Anthony Edwards grabbed Jaden McDaniels on the way back to the bench and wrapped his buddy in a hug. Both smiled.

Words didn't need to be spoken. The embrace told the appreciation that Edwards and every other member of the Timberwolves felt for what McDaniels brought to the Target Center court Thursday night.

"He's the X-factor of the team," Edwards said. "I think everybody knows when he plays well, we win. I don't know the percentages. I feel like when Jaden plays well, can't nobody beat us."

McDaniels and the Wolves made a strong case to support that belief by demolishing the Denver Nuggets 115-70 to push the series to a decisive Game 7.

On a night of many individual superlatives for the home team, McDaniels' imprint was the most significant.

He finally found his shooting touch with 21 points on only 10 field-goal attempts. He added four rebounds, two blocks and one steal in his standard defensive excellence.

When that version of McDaniels appears, the Wolves can overwhelm any opponent because he provides a different dimension to the offense beyond the primary scorers.

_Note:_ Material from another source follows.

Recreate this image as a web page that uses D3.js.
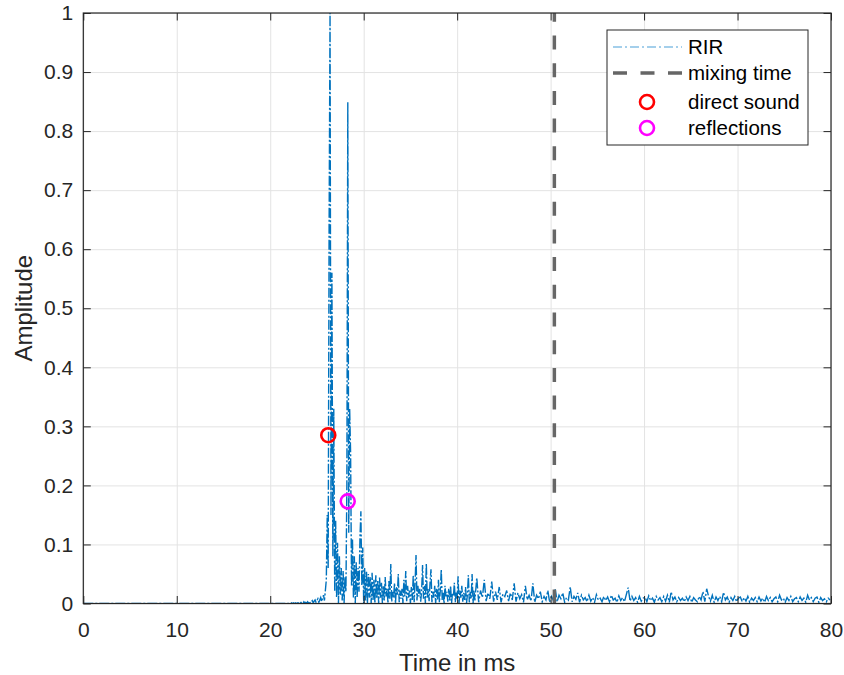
<!DOCTYPE html>
<html>
<head>
<meta charset="utf-8">
<script src="https://cdn.jsdelivr.net/npm/d3@7"></script>
<style>
  body { margin: 0; background: #fff; }
  svg { font-family: "Liberation Sans", Arial, Helvetica, sans-serif; }
</style>
</head>
<body>
<div id="chart"></div>
<script>
// room impulse response, amplitude in 1/1000
var quietTimes = [0, 21.9];
var quietAmp = [0, 0];

// 22.0 .. 32.0 ms, every 0.1 ms
var onsetStart = 22.0, onsetStep = 0.1;
var onsetAmp = [
  0, 1, 0, 1, 0, 1, 0, 1, 0, 1, 0,
  2, 0, 2, 1, 0, 3, 1, 2, 0, 3,
  1, 4, 0, 3, 5, 1, 4, 6, 2, 5,
  8, 2, 6, 10, 3, 9, 14, 5, 22,
  40, 150, 60, 640, 1000, 150, 560, 80, 330, 20,
  140, 10, 103, 0, 80, 15, 60, 5, 55, 0,
  45, 20, 200, 849, 120, 330, 255, 30, 110, 10,
  80, 0, 70, 10, 60, 20, 110, 156, 30, 95,
  0, 60, 5, 55, 0, 50, 10, 45, 0, 52,
  5, 40, 0, 48, 8, 38, 0, 44, 10, 35, 0
];

// 32.1 .. 41.9 ms, every 0.1 ms
var earlyStart = 32.1, earlyStep = 0.1;
var earlyAmp = [
  30, 5, 45, 12, 25, 0, 38, 8, 67, 3,
  20, 10, 35, 0, 28, 15, 50, 2, 22, 8,
  25, 0, 40, 12, 55, 4, 30, 10, 22, 0,
  28, 6, 48, 2, 35, 82, 5, 30, 12, 25,
  3, 22, 65, 8, 30, 0, 68, 10, 25, 4,
  35, 58, 2, 20, 10, 30, 0, 25, 6, 40,
  2, 22, 58, 6, 18, 0, 30, 12, 20, 3,
  25, 5, 30, 0, 18, 12, 35, 2, 20, 8,
  46, 0, 22, 10, 30, 3, 18, 6, 28, 0,
  15, 48, 2, 20, 8, 50, 0, 22, 5
];

// 42.1 .. 79.9 ms, every 0.2 ms
var tailStart = 42.1, tailStep = 0.2;
var tailAmp = [
  44, 2, 22, 10, 40, 4, 18, 8, 37, 3,
  20, 6, 28, 2, 16, 12, 22, 4, 18, 6,
  34, 3, 18, 8, 15, 2, 30, 6, 14, 4,
  34, 2, 14, 8, 20, 3, 12, 6, 22, 2,
  12, 5, 24, 3, 14, 8, 18, 2, 10, 6,
  28, 3, 12, 7, 18, 2, 14, 6, 10, 3,
  14, 4, 10, 2, 15, 6, 9, 3, 12, 5,
  11, 3, 14, 6, 9, 2, 13, 5, 10, 3,
  15, 27, 4, 12, 5, 10, 2, 12, 4, 9,
  11, 3, 13, 5, 9, 2, 12, 6, 10, 3,
  12, 4, 14, 2, 20, 6, 11, 3, 10, 5,
  9, 3, 11, 5, 12, 2, 10, 6, 3, 12,
  6, 20, 3, 25, 12, 4, 14, 2, 11, 5,
  12, 3, 19, 6, 11, 2, 10, 5, 12, 3,
  9, 11, 3, 10, 4, 12, 2, 9, 5, 10,
  3, 11, 4, 9, 2, 12, 5, 10, 3, 8,
  11, 3, 14, 6, 9, 2, 10, 5, 12, 3,
  8, 10, 3, 11, 5, 9, 2, 14, 6, 10,
  3, 9, 11, 2, 10, 5, 8, 3, 9, 6
];

var mixingTime = 50.4;
var directSound = [{ t: 26.21, a: 0.285 }];
var reflections = [{ t: 28.29, a: 0.173 }];

var xTicks = [0, 10, 20, 30, 40, 50, 60, 70, 80];
var yTicks = [0, 0.1, 0.2, 0.3, 0.4, 0.5, 0.6, 0.7, 0.8, 0.9, 1];
var legendLabels = ["RIR", "mixing time", "direct sound", "reflections"];

(function() {
  var width = 844,
      height = 675,
      margin = { top: 13, right: 13, bottom: 71.5, left: 83.3 };

  var innerW = width - margin.left - margin.right,
      innerH = height - margin.top - margin.bottom;

  var svg = d3.select("#chart")
    .append("svg")
    .attr("width", width)
    .attr("height", height);

  var g = svg.append("g")
    .attr("transform", "translate(" + margin.left + "," + margin.top + ")");

  var x = d3.scaleLinear().domain([0, 80]).range([0, innerW]);
  var y = d3.scaleLinear().domain([0, 1]).range([innerH, 0]);

  // put the pieces of the signal together
  var rir = [];
  quietTimes.forEach(function(t, i) { rir.push({ t: t, a: quietAmp[i] }); });
  onsetAmp.forEach(function(v, i) { rir.push({ t: onsetStart + i * onsetStep, a: v / 1000 }); });
  earlyAmp.forEach(function(v, i) { rir.push({ t: earlyStart + i * earlyStep, a: v / 1000 }); });
  tailAmp.forEach(function(v, i) { rir.push({ t: tailStart + i * tailStep, a: v / 1000 }); });

  g.append("clipPath").attr("id", "clip")
    .append("rect").attr("width", innerW).attr("height", innerH);

  // grid
  g.append("g")
    .call(d3.axisBottom(x).tickValues(xTicks).tickSize(innerH).tickFormat(""))
    .call(function(a) {
      a.select(".domain").remove();
      a.selectAll("line").attr("stroke", "#e3e3e3");
    });
  g.append("g")
    .call(d3.axisLeft(y).tickValues(yTicks).tickSize(-innerW).tickFormat(""))
    .call(function(a) {
      a.select(".domain").remove();
      a.selectAll("line").attr("stroke", "#e3e3e3");
    });

  var line = d3.line()
    .x(function(d) { return x(d.t); })
    .y(function(d) { return y(d.a); });

  g.append("path")
    .datum(rir)
    .attr("clip-path", "url(#clip)")
    .attr("fill", "none")
    .attr("stroke", "#0072bd")
    .attr("stroke-width", 1.4)
    .attr("stroke-dasharray", "10,2,2,2")
    .attr("d", line);

  // mixing time
  g.append("line")
    .attr("x1", x(mixingTime)).attr("x2", x(mixingTime))
    .attr("y1", y(0)).attr("y2", y(1))
    .attr("stroke", "#666666")
    .attr("stroke-width", 3.5)
    .attr("stroke-dasharray", "14,13.7");

  g.selectAll(".direct")
    .data(directSound)
    .enter().append("circle")
    .attr("class", "direct")
    .attr("cx", function(d) { return x(d.t); })
    .attr("cy", function(d) { return y(d.a); })
    .attr("r", 7)
    .attr("fill", "none")
    .attr("stroke", "#ff0000")
    .attr("stroke-width", 2.6);

  g.selectAll(".refl")
    .data(reflections)
    .enter().append("circle")
    .attr("class", "refl")
    .attr("cx", function(d) { return x(d.t); })
    .attr("cy", function(d) { return y(d.a); })
    .attr("r", 7)
    .attr("fill", "none")
    .attr("stroke", "#ff00ff")
    .attr("stroke-width", 2.6);

  // axes, box on, ticks pointing inwards
  var axisColor = "#262626";
  function styleAxis(a) {
    a.select(".domain").remove();
    a.selectAll("line").attr("stroke", axisColor);
    a.selectAll("text").attr("fill", axisColor).attr("font-size", 21);
  }
  g.append("g")
    .attr("transform", "translate(0," + innerH + ")")
    .call(d3.axisBottom(x).tickValues(xTicks).tickSize(-7.5).tickFormat(d3.format("d")))
    .call(styleAxis)
    .call(function(a) { a.selectAll("text").attr("dy", "0.71em").attr("y", 19); });
  g.append("g")
    .call(d3.axisLeft(y).tickValues(yTicks).tickSize(-7.5).tickPadding(10).tickFormat(function(d) { return d3.format("~g")(d); }))
    .call(styleAxis);
  g.append("g")
    .call(d3.axisTop(x).tickValues(xTicks).tickSize(-7.5).tickFormat(""))
    .call(styleAxis);
  g.append("g")
    .attr("transform", "translate(" + innerW + ",0)")
    .call(d3.axisRight(y).tickValues(yTicks).tickSize(-7.5).tickFormat(""))
    .call(styleAxis);

  g.append("rect")
    .attr("width", innerW).attr("height", innerH)
    .attr("fill", "none")
    .attr("stroke", axisColor)
    .attr("stroke-width", 1.2);

  // axis labels
  svg.append("text")
    .attr("x", margin.left + innerW / 2)
    .attr("y", 671)
    .attr("text-anchor", "middle")
    .attr("font-size", 24)
    .attr("fill", axisColor)
    .text("Time in ms");

  svg.append("text")
    .attr("transform", "translate(32," + (margin.top + innerH / 2) + ") rotate(-90)")
    .attr("text-anchor", "middle")
    .attr("font-size", 24)
    .attr("fill", axisColor)
    .text("Amplitude");

  // legend
  var lg = svg.append("g").attr("transform", "translate(607,30)");
  lg.append("rect")
    .attr("width", 201).attr("height", 115)
    .attr("fill", "#fff")
    .attr("stroke", axisColor)
    .attr("stroke-width", 1);

  var rowY = [17, 43, 72, 98];
  lg.append("line")
    .attr("x1", 6).attr("x2", 75).attr("y1", rowY[0]).attr("y2", rowY[0])
    .attr("stroke", "#4a9fd8").attr("stroke-width", 1.2)
    .attr("stroke-dasharray", "9,3,2,3");
  lg.append("line")
    .attr("x1", 6).attr("x2", 75).attr("y1", rowY[1]).attr("y2", rowY[1])
    .attr("stroke", "#666666").attr("stroke-width", 3.5)
    .attr("stroke-dasharray", "14,13.5");
  lg.append("circle")
    .attr("cx", 40).attr("cy", rowY[2]).attr("r", 7)
    .attr("fill", "none").attr("stroke", "#ff0000").attr("stroke-width", 2.6);
  lg.append("circle")
    .attr("cx", 40).attr("cy", rowY[3]).attr("r", 7)
    .attr("fill", "none").attr("stroke", "#ff00ff").attr("stroke-width", 2.6);

  lg.selectAll(".lbl")
    .data(legendLabels)
    .enter().append("text")
    .attr("class", "lbl")
    .attr("x", 81)
    .attr("y", function(d, i) { return rowY[i]; })
    .attr("dy", "0.36em")
    .attr("font-size", 20.5)
    .attr("fill", "#000")
    .text(function(d) { return d; });
})();
</script>
</body>
</html>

"When he gets 10 shots a game," coach Chris Finch said, "we've been pretty good."

McDaniels did not take 10 shots in any of the first five games, scoring just 35 points total in the series. The Nuggets left him open and basically dared him to shoot corner three-pointers. He was 2-for-12 from three-point range in the series going into Game 6.

Foul trouble and missed shots made him ineffective. His frustration became evident. His inconsistent shooting this season has been confounding. But when shots fall — as they did in Game 2 of the first-series vs. Phoenix, when McDaniels scored 25 points — his value as a two-way player gets amplified.

"I would say I get more confidence as the shots go in," he said. "It's just staying even-keel even if I miss a couple in a row. Just knowing that I'm capable of making shots. Just keeping that confidence instilled in myself."

He missed his first shot Thursday, but his three-pointer a minute later after a timeout steadied the Wolves after falling behind 9-2 in the first few minutes.

"We really needed to see that thing go down," Finch said.

The team needed it, and McDaniels needed it too. Any pent-up tension released, and he played aggressive after that, using his length and athleticism to attack the Denver defense.

McDaniels made three threes and also scored at the rim off drives to the basket.

"Everything came in the flow of the offense," Finch said. "He got a bunch of buckets in a lot of different ways, which for us, when that's happening with Jaden, we know we're playing the right way."

McDaniels' impact isn't solely dependent on offense. He scored only five points combined in the first two games of the series — both wins — but he registered a plus-40.

But when he scores, everything changes.

"He was incredible," center Rudy Gobert said. "And he did it every minute he was on the floor. He didn't get distracted, he made the right play offensively, knocked down some big shots. That's what we need. I love to watch him do the things that he's able to do."

Consistency is the key. Repeating it over and over and over. Or, more specifically, doing it Sunday in Game 7 when the stakes are at their highest.

"Just try and recreate this game we had," McDaniels said. "It's our last go-around with this team. Just try to show who the better team is."

If the Wolves' X-factor plays like he did in Game 6, their chances of being that team increase significantly.